Secret electricity meetings criticized
Tuesday, April 4, 2000 | 11:23 a.m.
CARSON CITY-- The Legislative Commission told Gov. Kenny Guinn on Monday to open to the public the closed-door meetings of his task force to negotiate a settlement on deregulation of the electric industry.
But Guinn isn't going to follow the wishes of the commission, a bi-partisan group that handles the business of the Legislature between sessions.
The commission Monday also unanimously rejected a proposed regulation by the state Public Utilities Commission on how to compute stranded or past costs of Nevada Power Co. of Las Vegas and Sierra Pacific Power Co. of Reno. It told the commission to redraft the regulation to take care of the concerns of the two utilities, which are now combined under Sierra Pacific Resources Inc.
And this will mean more delays in opening Nevada's electric market to competition.
During the Monday discussion by the legislative commission, Assemblywoman Barbara Buckley, D-Las Vegas, said she was disturbed by the "secret closed-door meetings" of people hand-picked by Guinn to hammer out an agreement on deregulation. These discussions should be in public before the utilities commission, she said "to make sure the little person is protected."
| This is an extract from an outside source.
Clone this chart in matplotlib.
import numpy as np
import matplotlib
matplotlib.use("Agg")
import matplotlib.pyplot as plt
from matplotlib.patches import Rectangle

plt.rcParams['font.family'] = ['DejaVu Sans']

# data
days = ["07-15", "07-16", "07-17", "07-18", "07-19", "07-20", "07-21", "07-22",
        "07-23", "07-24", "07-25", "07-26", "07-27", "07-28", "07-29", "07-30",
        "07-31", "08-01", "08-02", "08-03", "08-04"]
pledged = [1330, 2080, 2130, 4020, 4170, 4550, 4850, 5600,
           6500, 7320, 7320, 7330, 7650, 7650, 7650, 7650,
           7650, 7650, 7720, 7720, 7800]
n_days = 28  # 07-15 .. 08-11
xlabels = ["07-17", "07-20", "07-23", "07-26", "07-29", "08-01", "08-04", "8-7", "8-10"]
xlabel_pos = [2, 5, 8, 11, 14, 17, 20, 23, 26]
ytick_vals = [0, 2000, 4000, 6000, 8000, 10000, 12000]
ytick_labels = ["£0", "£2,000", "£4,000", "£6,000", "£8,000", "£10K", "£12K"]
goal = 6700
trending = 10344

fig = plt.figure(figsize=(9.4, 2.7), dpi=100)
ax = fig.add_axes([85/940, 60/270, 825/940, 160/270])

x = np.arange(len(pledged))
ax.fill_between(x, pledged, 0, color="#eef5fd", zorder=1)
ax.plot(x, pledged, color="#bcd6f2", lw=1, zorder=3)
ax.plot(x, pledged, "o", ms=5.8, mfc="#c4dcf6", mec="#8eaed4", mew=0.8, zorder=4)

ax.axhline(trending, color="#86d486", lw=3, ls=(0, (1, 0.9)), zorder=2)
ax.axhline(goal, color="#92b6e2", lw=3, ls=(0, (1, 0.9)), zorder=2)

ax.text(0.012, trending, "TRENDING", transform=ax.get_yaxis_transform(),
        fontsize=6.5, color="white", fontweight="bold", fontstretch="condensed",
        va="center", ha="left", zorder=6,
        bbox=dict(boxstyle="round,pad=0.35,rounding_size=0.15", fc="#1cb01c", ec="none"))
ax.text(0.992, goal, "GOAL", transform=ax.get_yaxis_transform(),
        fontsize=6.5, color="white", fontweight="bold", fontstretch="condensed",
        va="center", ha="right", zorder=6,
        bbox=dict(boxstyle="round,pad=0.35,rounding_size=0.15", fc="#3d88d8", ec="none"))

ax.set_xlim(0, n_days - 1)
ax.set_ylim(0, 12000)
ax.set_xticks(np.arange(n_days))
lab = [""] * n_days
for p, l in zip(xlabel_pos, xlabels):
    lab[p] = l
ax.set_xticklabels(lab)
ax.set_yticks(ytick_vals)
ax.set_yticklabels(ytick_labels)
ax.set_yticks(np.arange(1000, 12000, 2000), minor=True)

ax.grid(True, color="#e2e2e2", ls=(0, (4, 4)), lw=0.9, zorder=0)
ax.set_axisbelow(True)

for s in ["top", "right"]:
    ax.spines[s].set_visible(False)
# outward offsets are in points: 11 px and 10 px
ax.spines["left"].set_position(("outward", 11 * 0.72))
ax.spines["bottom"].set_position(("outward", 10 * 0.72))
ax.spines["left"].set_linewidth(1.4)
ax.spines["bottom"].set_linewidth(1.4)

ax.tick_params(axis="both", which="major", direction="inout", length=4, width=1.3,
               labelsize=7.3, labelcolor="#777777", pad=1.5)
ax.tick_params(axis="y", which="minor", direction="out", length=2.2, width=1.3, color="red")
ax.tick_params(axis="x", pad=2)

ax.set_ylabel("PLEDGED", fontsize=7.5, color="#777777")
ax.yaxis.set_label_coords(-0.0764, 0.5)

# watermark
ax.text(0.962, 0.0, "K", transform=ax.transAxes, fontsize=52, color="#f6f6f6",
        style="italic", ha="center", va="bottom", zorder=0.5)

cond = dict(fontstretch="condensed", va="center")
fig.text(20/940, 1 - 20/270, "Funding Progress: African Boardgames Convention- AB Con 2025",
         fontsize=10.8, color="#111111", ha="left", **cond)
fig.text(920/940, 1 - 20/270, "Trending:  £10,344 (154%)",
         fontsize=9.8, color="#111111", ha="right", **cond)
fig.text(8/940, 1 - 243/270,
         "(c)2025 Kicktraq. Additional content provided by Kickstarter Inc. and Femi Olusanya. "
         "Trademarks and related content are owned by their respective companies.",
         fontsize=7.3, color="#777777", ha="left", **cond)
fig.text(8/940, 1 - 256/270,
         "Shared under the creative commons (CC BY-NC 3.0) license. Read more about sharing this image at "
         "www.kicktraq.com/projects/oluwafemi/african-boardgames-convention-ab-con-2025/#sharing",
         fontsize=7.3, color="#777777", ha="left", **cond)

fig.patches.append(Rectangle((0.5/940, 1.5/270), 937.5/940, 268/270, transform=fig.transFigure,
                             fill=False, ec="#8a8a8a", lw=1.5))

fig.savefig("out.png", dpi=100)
Her motion to have these "summit" meetings in public passed the commission unanimously.
Guinn's press secretary Jack Finn said future meetings of "summit" members will continue to be closed.
There has been progress in the two private sessions, except on the issue of a rate increase for Nevada Power Co., he said. "The parties have felt free to speak their minds."
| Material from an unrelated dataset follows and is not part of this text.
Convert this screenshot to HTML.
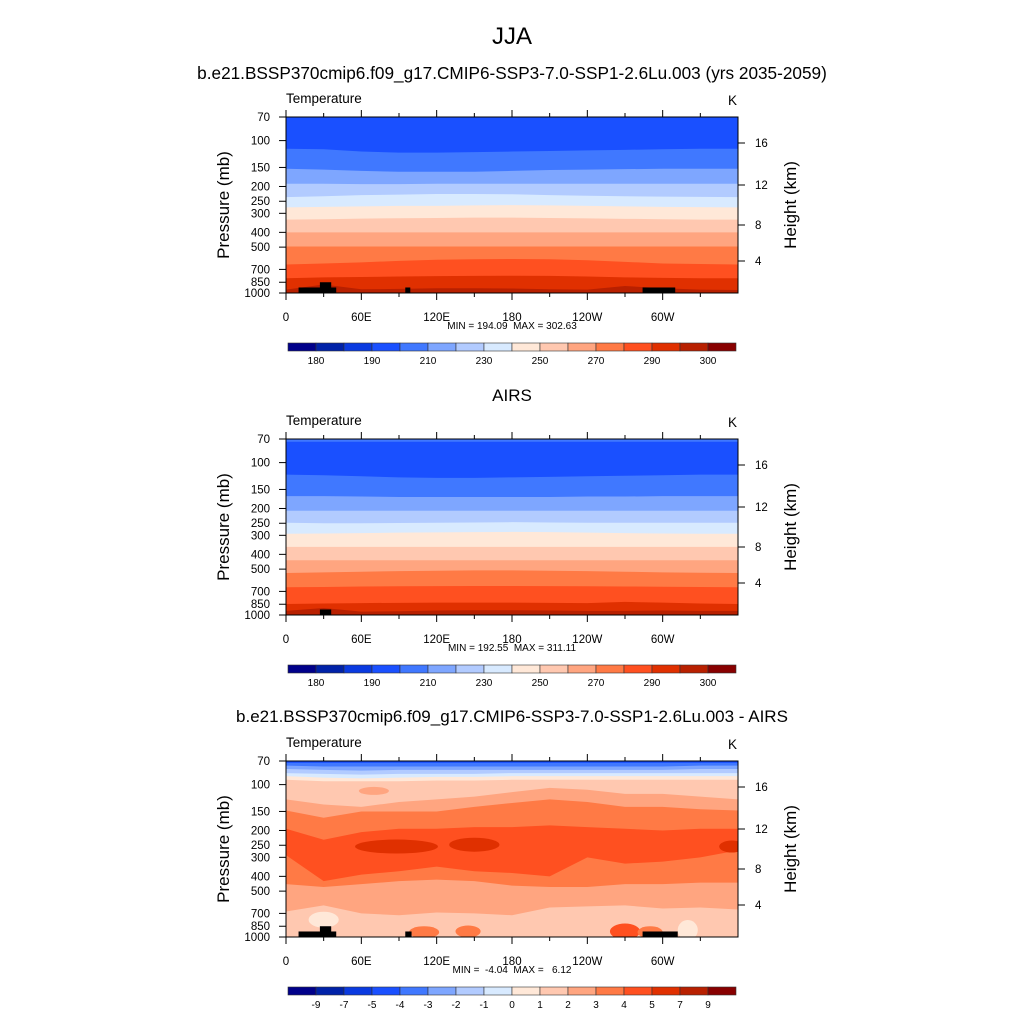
<!DOCTYPE html>
<html><head><meta charset="utf-8">
<style>
body{margin:0;background:#fff;}
svg{display:block;font-family:"Liberation Sans",sans-serif;}
.pre{white-space:pre;}
</style></head>
<body>
<svg id="fig" width="1024" height="1024" viewBox="0 0 1024 1024" xmlns="http://www.w3.org/2000/svg">
<text x="512" y="44" font-size="24" text-anchor="middle">JJA</text>
<text x="512" y="79" font-size="17.2" text-anchor="middle">b.e21.BSSP370cmip6.f09_g17.CMIP6-SSP3-7.0-SSP1-2.6Lu.003 (yrs 2035-2059)</text>
<text x="512" y="401" font-size="17" text-anchor="middle">AIRS</text>
<text x="512" y="722" font-size="17" text-anchor="middle">b.e21.BSSP370cmip6.f09_g17.CMIP6-SSP3-7.0-SSP1-2.6Lu.003 - AIRS</text>
</svg>
<script>
// ---- data ----
const colors = ['#00008a','#0022a8','#0a3ae0','#1a50ff','#4078ff','#7ea6ff','#b2cbff','#d8eaff','#ffe8d8','#ffc8b0','#ffa580','#ff7a45','#ff5020','#e03000','#b82000','#880000'];
const lons = [0,30,60,90,120,150,180,210,240,270,300,330,360];
const pressureTicks = [70,100,150,200,250,300,400,500,700,850,1000];
const heightTicks = ['16','12','8','4'];
const lonTickLabels = ['0','60E','120E','180','120W','60W'];
const cbLabelsAbs = ['180','190','210','230','250','270','290','300'];
const cbLabelsDiff = ['-9','-7','-5','-4','-3','-2','-1','0','1','2','3','4','5','7','9'];
const p1Idx = [3,4,5,6,7,8,9,10,11,12,13,14];
const p1Top = [
 [70,70,70,70,70,70,70,70,70,70,70,70,70],
 [113,114,118,120,120,119,118,117,116,115,114,113,113],
 [153,155,158,160,160,160,158,156,155,154,153,153,153],
 [192,192,193,193,192,192,192,192,192,192,192,192,192],
 [235,232,228,226,224,224,225,228,230,232,233,234,235],
 [274,272,270,268,268,266,265,266,268,270,272,273,274],
 [330,328,325,323,322,320,320,322,324,326,328,330,330],
 [400,400,400,400,400,400,400,400,400,400,400,400,400],
 [495,495,495,495,495,495,495,495,495,495,495,495,495],
 [650,640,630,615,605,600,598,600,610,625,640,645,650],
 [800,790,785,780,775,772,770,772,780,790,795,800,800],
 [950,880,945,940,930,930,935,945,950,900,930,950,955]
];
const p2Idx = [4,3,4,5,6,7,8,9,10,11,12,13,14];
const p2Top = [
 [70,70,70,70,70,70,70,70,70,70,70,70,70],
 [73,73,73,73,73,73,73,73,73,73,73,73,73],
 [120,121,123,125,126,126,125,124,123,122,121,120,120],
 [166,166,167,168,168,168,168,168,167,167,166,166,166],
 [207,207,207,207,207,207,207,207,207,207,207,207,207],
 [248,250,250,249,248,247,246,247,248,248,248,248,248],
 [293,292,290,288,287,286,285,286,288,290,292,293,293],
 [357,357,357,357,357,357,357,357,357,357,357,357,357],
 [437,437,437,437,437,437,437,437,437,437,437,437,437],
 [530,525,520,515,512,510,510,512,515,520,525,528,530],
 [658,655,650,648,646,645,645,646,648,650,652,655,658],
 [847,840,835,832,830,830,830,832,835,820,830,840,847],
 [940,900,950,945,935,930,930,935,940,940,935,940,940]
];
const p3Idx = [3,4,5,6,7,8,9,10,11,12,11,10,9];
const p3Top = [
 [70,70,70,70,70,70,70,70,70,70,70,70,70],
 [72,72,72,72,72,72,72,72,72,72,72,72,72],
 [75,76,76,76,76,76,76,76,76,76,76,75,75],
 [79,80,81,80,80,80,80,80,80,80,80,79,79],
 [84,85,86,85,85,85,84,84,84,84,84,84,84],
 [88,90,91,90,89,89,88,88,88,88,88,88,88],
 [93,95,95,95,94,94,93,93,93,93,93,93,93],
 [125,135,140,130,125,120,112,105,108,115,115,120,125],
 [148,165,150,150,150,140,132,125,130,140,140,145,148],
 [195,230,205,195,195,190,190,185,190,195,200,195,195],
 [290,430,390,370,345,370,380,400,300,330,320,300,270],
 [450,470,450,430,420,430,460,470,470,450,450,440,440],
 [680,620,700,720,690,700,720,640,630,620,650,640,660]
];
const p3Patches = [
 [13,88,255,33,7],[13,150,248,20,7],[13,355,255,10,6],
 [10,70,110,12,4],[8,320,900,8,10],[8,30,770,12,8],
 [11,110,930,12,6],[11,145,920,10,6],[12,270,920,12,8],[11,290,930,10,6]
];
const terrain1 = [[10,40,920],[27,36,850],[95,99,920],[284,310,920]];
const terrain2 = [[27,36,920]];
const terrain3 = [[10,40,920],[27,36,850],[95,100,920],[284,312,920]];
const minmax = ['MIN = 194.09  MAX = 302.63','MIN = 192.55  MAX = 311.11','MIN =  -4.04  MAX =   6.12'];

// ---- drawing ----
const NS='http://www.w3.org/2000/svg';
const svg=document.getElementById('fig');
const X0=286, X1=738, H=176;
function mk(tag,attrs,parent){const e=document.createElementNS(NS,tag);for(const k in attrs)e.setAttribute(k,attrs[k]);(parent||svg).appendChild(e);return e;}
function xs(lon){return X0+(X1-X0)*lon/360;}
function ys(top,p){return top+H*Math.log10(p/70)/Math.log10(1000/70);}

function panel(top, idx, tops, patches, terrain, mm, labels, labelEvery, pnum){
  const g=mk('g',{});
  
  
  const clip=mk('clipPath',{id:'clip'+pnum},g);
  mk('rect',{x:X0,y:top,width:X1-X0,height:H},clip);
  const fills=mk('g',{'clip-path':'url(#clip'+pnum+')'},g);
  idx.forEach((ci,li)=>{
    let d='M'+xs(lons[0])+','+(top+H+2);
    lons.forEach((lo,i)=>{d+=' L'+xs(lo)+','+ys(top,tops[li][i]);});
    d+=' L'+xs(360)+','+(top+H+2)+' Z';
    const pth=mk('path',{d:d,fill:colors[ci]},fills);
    
    
  });
  patches.forEach(pt=>{
    const e=mk('ellipse',{cx:xs(pt[1]),cy:ys(top,pt[2]),rx:(X1-X0)*pt[3]/360,ry:pt[4],fill:colors[pt[0]]},fills);
    
    
  });
  terrain.forEach(t=>{
    const r=mk('rect',{x:xs(t[0]),y:ys(top,t[2]),width:xs(t[1])-xs(t[0]),height:top+H-ys(top,t[2]),fill:'#000'},fills);
    
    
  });
  const fr=mk('rect',{x:X0,y:top,width:X1-X0,height:H,fill:'none',stroke:'#000','stroke-width':1},g);
  
  
  for(let lo=0;lo<=330;lo+=30){
    const major=lo%60===0, L=major?7:4;
    mk('line',{x1:xs(lo),x2:xs(lo),y1:top+H,y2:top+H+L,stroke:'#000'},g);
    mk('line',{x1:xs(lo),x2:xs(lo),y1:top,y2:top-L,stroke:'#000'},g);
    if(major){const t=mk('text',{x:xs(lo),y:top+H+28,'font-size':11.5,'text-anchor':'middle'},g);t.textContent=lonTickLabels[lo/60];
      }
  }
  pressureTicks.forEach(p=>{
    const y=ys(top,p);
    mk('line',{x1:X0-7,x2:X0,y1:y,y2:y,stroke:'#000'},g);
    const t=mk('text',{x:X0-16,y:y+4,'font-size':11.5,'text-anchor':'end'},g);t.textContent=p;
    
  });
  const hOff=[26,68,108,144];
  heightTicks.forEach((h,i)=>{
    const y=top+hOff[i];
    mk('line',{x1:X1,x2:X1+7,y1:y,y2:y,stroke:'#000'},g);
    const t=mk('text',{x:X1+17,y:y+4,'font-size':11.5},g);t.textContent=h;
    
  });
  let t=mk('text',{x:0,y:0,'font-size':17,'text-anchor':'middle',transform:'translate(229,'+(top+88)+') rotate(-90)'},g);t.textContent='Pressure (mb)';
  
  t=mk('text',{x:0,y:0,'font-size':17,'text-anchor':'middle',transform:'translate(796,'+(top+88)+') rotate(-90)'},g);t.textContent='Height (km)';
  
  t=mk('text',{x:X0,y:top-14,'font-size':13.5},g);t.textContent='Temperature';
  
  t=mk('text',{x:X1-1,y:top-12,'font-size':13.5,'text-anchor':'end'},g);t.textContent='K';
  
  t=mk('text',{x:512,y:top+H+36,'font-size':10,'text-anchor':'middle','class':'pre'},g);t.textContent=mm;
  
  const cb=mk('g',{},g);
  
  
  const cy=top+226, bw=28;
  colors.forEach((c,i)=>{
    mk('rect',{x:288+i*bw,y:cy,width:bw,height:8,fill:c,stroke:'#333','stroke-width':0.6},cb);
  });
  labels.forEach((l,i)=>{
    const b=labelEvery===2?1+2*i:1+i;
    const tt=mk('text',{x:288+b*bw,y:cy+21,'font-size':10,'text-anchor':'middle'},cb);tt.textContent=l;
    
  });
}
panel(117,p1Idx,p1Top,[],terrain1,minmax[0],cbLabelsAbs,2,1);
panel(439,p2Idx,p2Top,[],terrain2,minmax[1],cbLabelsAbs,2,2);
panel(761,p3Idx,p3Top,p3Patches,terrain3,minmax[2],cbLabelsDiff,1,3);
</script>
</body></html>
He said the meetings have "been inclusive because all parties in the nuts and bolts of deregulation" are there. There are representatives of the two utilities, the gaming casinos, mines, the state consumer advocate and the staff of the state Public Utilities Commission.
Those companies that want to come in and compete with the two major utilities in selling energy have not been invited. And Guinn, a former utility executive, said he has not included the state Public Utilities Commission because it must rule on any compromise that is hammered out.
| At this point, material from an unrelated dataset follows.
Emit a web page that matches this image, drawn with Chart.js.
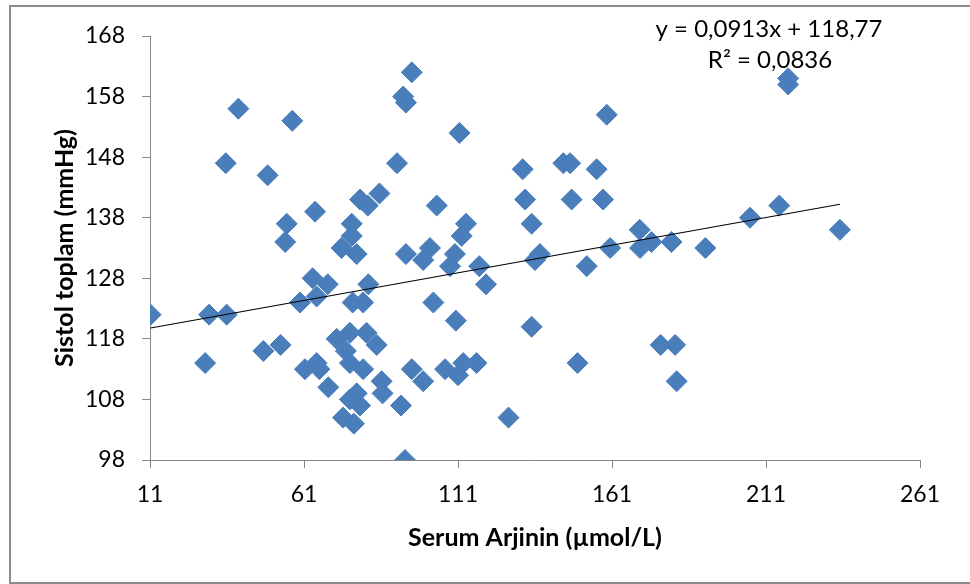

There has been criticism of the closed door process talking about negotiating a rate increase for Nevada Power Co. behind closed doors. It's up to the utilities commission to decide such cases.
Finn said, "It is our intention to try to get the parties together and move forward with those meetings ... as we have been doing," in private.
Guinn had the option of opening the electric market to competition on March 1, but he delayed it saying many issues have to be resolved and he appointed the task force to work out the solutions.
Meanwhile the utilities commission is going forward with its rules towards deregulation.
One regulation involves past costs the utilities have incurred to keep up with growth and to maintain dependable service. With deregulation, Nevada Power and Sierra Pacific will lose customers and revenue. The two utilities and its shareholders should be able to recover such "stranded costs."
The utilities commission approved a regulation giving it wide latitude in determining what these costs would be and who should pay them. Nobody knows what these costs will be. Utility and state officials say they could be hundreds of millions of dollars or could be close to nothing.
And there's the issue of who should be saddled with these costs to protect the shareholders and the utilities as they enter deregulation.
In the meeting Monday, the utility and its shareholders lined up against the gaming industry and the three-member utilities commission. Nevada Power and Sierra Pacific won the skirmish as the lawmakers unanimously said the proposed regulations violated the law and needed to be rewritten.
It directed the utilities commission to come up with a new regulation within 90 days. PUC Chairman Don Soderberg said that would be a "tight" deadline because there must be workshops and public hearings before anything can be adopted.
Soderberg and Commissioners Judy Sheldrew and Richard McIntire argued the proposed rules conformed to the law. Harvey Whittemore, lobbyist for the Nevada Resort Association, said the utilities are trying to throw a roadblock in front of deregulation.
He said the objections to the regulation by the utilities are an attempt to stall deregulation and to buttress their newly filed lawsuit seeking to have the electric competition law declared unconstitutional.
But Bill Peterson, attorney for Sierra Pacific Resources, argued the two utilities were in "an untenable position," since there are no standards set forth in the proposed regulations, which he called "vague and ambiguous." He said there must be specific things enumerated in the regulation so the two utilities know what to submit to prove their case.
The hearing Monday also broke down into a finger-pointing contests as to who is to blame for the free-fall of the stock of Sierra Pacific Resources, which has dropped from $26 per share last summer to $12.31 Monday.
Malyn Malquist, president and chief operating officer of Sierra Pacific Resources, said decisions by the utilities commissions wiped out 75 percent of the earnings of Nevada Power. He said the value of the stock has been cut in half at a loss of $1 billion.
"Half of the decline is due to the state," he said referring to an unfriendly regulatory environment.
But Sen. Randolph Townsend, R-Reno, said it was "inappropriate to lay the decline on the commission." He said after the merger of the Las Vegas and Reno utilities, there's been a steady decline. "To blame a regulatory mechanism is inappropriate," said Townsend, whose Senate Commerce and Labor Committee processed the deregulation bill.
He said the decisions by the company are partly to blame for the decline in the stock.